So I brought my 2oz of pearls home and made myself wait until this afternoon when I had my temp-controlled tea kettle and some time to enjoy them. I really wish Harney would put the steeping instructions for individual teas on their website, since I didn’t really know anything but the temperature for this. I read that someone got 21 pearls out of a sachet meant for 12oz of water, and a level perfect teaspoon yielded 24 pearls for my 12oz Kati cup, so I figured I would go with that. A 3min 30sec steep time seemed to be what most people were doing in the reviews, so I went with that.
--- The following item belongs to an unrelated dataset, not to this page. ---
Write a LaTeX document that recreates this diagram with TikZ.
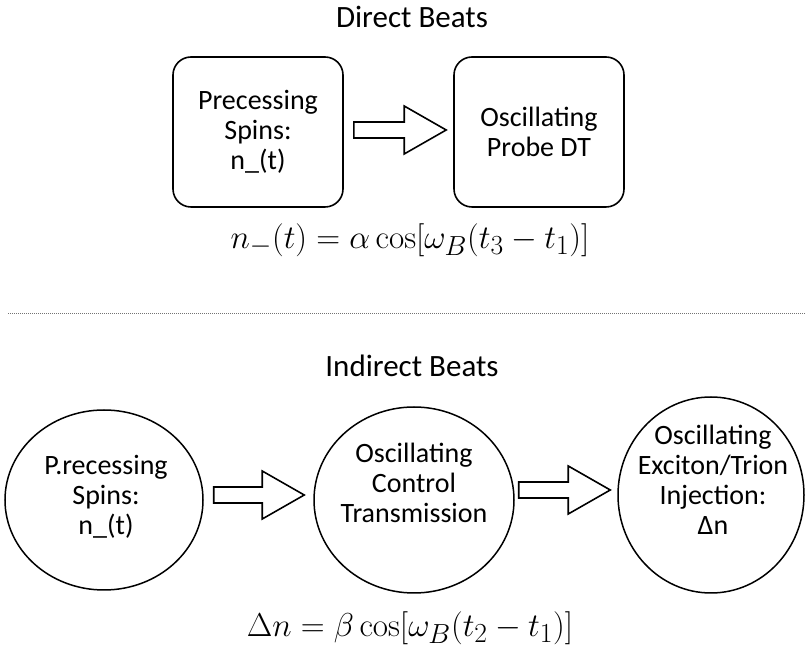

Most of the pearls seem to have completely unfolded in the first steep (this didn’t actually happen at the tasting bar at the Soho store, but the cup they were steeping in was smaller), although a few were still loosely bound together. The flavor is the same amazing flavor I got from my sample at the store, so these parameters seem to be good. I get strong flavor all the way through the cup, from hot to cool. These seem to be my Jasmine Pearls to beat!

Second steep, 5 min. I didn’t get to try resteeping the leaves in the store, but I can now. This steep is a little less sweet, especially when very hot. The Jasmine aroma is still very strong, and the sweetness definitely comes out as it cools a bit. Definitely a delicious second steep as well.

175 °F / 79 °C 3 min, 30 sec

I absolutely adore this tea and it’s my Jasmine Pearl to beat too – so far nothing has come close!

The flavour just doesn’t let up through multiple steeps, but I’m usually all tea’d out after the 5th cup :D


That does it. I am adding it to my cart!


Yeah, I always feel bad throwing out the leaves because I know I can get more out of them, but I I’ve already had so much tea!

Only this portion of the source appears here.